Conneely’s influence has now spread beyond drum & bass with the help of Mumdance, who saw Storm play with Kemistry when he snuck into Brighton’s Essential Music Festival at 13 years old. He’d never heard a DJ mix tracks live before, or experienced a sound system so loud. “That was probably the first dancefloor epiphany that I ever had. It was the first time I’d been physically hit in the face by sound,” Mumdance says. “The Metalheadz aesthetic, and that dark, dystopian dread that Storm specialises in, is probably the prime influence not only on what I do, but on what Pinch does, on what Logos does, and countless other producers.” Mumdance finally met Conneely at a Boiler Room showcase he hosted in 2014, where he invited some of the artists who’d most impacted his style over the years to perform. “She said it was quite pivotal to the next wave of her career,” he says. “A lot of kids who had never heard of her saw her come on deck and smash it. Now she’s been discovered by a whole new crowd.”

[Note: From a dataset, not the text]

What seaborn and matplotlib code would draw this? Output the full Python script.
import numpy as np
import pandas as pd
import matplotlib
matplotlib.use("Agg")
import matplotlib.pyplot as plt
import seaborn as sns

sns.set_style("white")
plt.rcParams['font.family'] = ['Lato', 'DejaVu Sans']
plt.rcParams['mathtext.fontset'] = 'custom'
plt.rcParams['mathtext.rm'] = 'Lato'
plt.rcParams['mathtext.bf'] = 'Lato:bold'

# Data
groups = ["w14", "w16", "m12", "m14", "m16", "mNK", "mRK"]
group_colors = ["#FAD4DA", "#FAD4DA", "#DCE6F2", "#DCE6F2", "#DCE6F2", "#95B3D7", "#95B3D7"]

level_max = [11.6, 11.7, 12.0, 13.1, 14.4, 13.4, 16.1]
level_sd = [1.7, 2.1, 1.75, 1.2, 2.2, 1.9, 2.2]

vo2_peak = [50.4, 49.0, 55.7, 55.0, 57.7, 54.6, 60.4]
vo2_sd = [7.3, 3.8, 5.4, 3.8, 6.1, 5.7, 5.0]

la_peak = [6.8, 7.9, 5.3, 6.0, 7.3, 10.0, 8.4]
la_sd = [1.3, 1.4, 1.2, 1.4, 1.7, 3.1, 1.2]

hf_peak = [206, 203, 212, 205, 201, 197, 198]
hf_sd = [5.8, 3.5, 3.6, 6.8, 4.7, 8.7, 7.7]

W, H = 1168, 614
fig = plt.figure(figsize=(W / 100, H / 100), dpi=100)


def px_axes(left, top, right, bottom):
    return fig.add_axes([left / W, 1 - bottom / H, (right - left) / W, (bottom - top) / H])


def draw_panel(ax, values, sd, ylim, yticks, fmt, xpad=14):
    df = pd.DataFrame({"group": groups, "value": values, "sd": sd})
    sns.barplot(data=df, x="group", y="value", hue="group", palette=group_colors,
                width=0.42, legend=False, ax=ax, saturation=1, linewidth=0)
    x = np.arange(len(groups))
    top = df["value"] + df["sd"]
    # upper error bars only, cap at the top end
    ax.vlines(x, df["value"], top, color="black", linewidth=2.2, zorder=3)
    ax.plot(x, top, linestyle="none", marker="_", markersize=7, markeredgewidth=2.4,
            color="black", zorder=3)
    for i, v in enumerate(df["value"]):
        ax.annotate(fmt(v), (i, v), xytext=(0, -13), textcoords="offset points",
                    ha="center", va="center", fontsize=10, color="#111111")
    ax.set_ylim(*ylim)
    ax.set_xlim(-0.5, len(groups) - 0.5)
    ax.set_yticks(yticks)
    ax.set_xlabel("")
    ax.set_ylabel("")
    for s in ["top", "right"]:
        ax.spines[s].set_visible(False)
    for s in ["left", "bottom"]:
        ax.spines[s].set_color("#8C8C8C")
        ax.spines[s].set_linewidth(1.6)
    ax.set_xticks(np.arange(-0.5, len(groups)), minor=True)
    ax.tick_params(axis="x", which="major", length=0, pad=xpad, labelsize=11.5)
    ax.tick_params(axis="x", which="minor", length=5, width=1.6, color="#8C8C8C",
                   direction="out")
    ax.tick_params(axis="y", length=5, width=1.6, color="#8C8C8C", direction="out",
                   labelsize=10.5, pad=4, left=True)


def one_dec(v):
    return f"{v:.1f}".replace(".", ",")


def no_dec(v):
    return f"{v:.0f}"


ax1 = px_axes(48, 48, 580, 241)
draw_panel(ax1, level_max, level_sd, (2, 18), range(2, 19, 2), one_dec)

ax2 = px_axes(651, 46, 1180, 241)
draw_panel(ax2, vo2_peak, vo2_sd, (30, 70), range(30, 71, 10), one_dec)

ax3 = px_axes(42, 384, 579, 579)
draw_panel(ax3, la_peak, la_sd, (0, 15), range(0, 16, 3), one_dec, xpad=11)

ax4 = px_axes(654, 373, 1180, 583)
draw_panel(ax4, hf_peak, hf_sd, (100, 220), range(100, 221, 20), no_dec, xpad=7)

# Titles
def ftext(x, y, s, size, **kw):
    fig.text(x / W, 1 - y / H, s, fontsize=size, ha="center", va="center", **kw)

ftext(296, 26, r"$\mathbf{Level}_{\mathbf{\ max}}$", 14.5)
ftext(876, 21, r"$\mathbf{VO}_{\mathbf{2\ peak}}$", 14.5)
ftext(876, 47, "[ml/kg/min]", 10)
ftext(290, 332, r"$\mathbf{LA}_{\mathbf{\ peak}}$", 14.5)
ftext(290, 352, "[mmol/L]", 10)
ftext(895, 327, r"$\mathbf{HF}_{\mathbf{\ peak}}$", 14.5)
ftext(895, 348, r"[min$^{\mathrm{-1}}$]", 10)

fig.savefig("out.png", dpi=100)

In today’s club culture, Storm gets to spread her dark and wild sound to multigenre events like Dimensions and Unsound festivals, and Mumdance’s label Different Circles’ nights. It’s an apt throwback to the genre’s origins, when Fabio and Grooverider were first mixing rave techno with breakbeat, watched by two fledgling DJs who were trying to emulate them at home. “We were like little sponges at the time,” Conneely says. “Fabio taught me how to tell a story, Grooverider taught me how to select. When Randall came along, he put the mixing into perspective. That is what we wanted to achieve, and I think we did. People started saying, ‘We love your style, it’s kind of the rough with the smooth.’ I think Kemistry and Storm took a little bit of everybody and made it into our own.”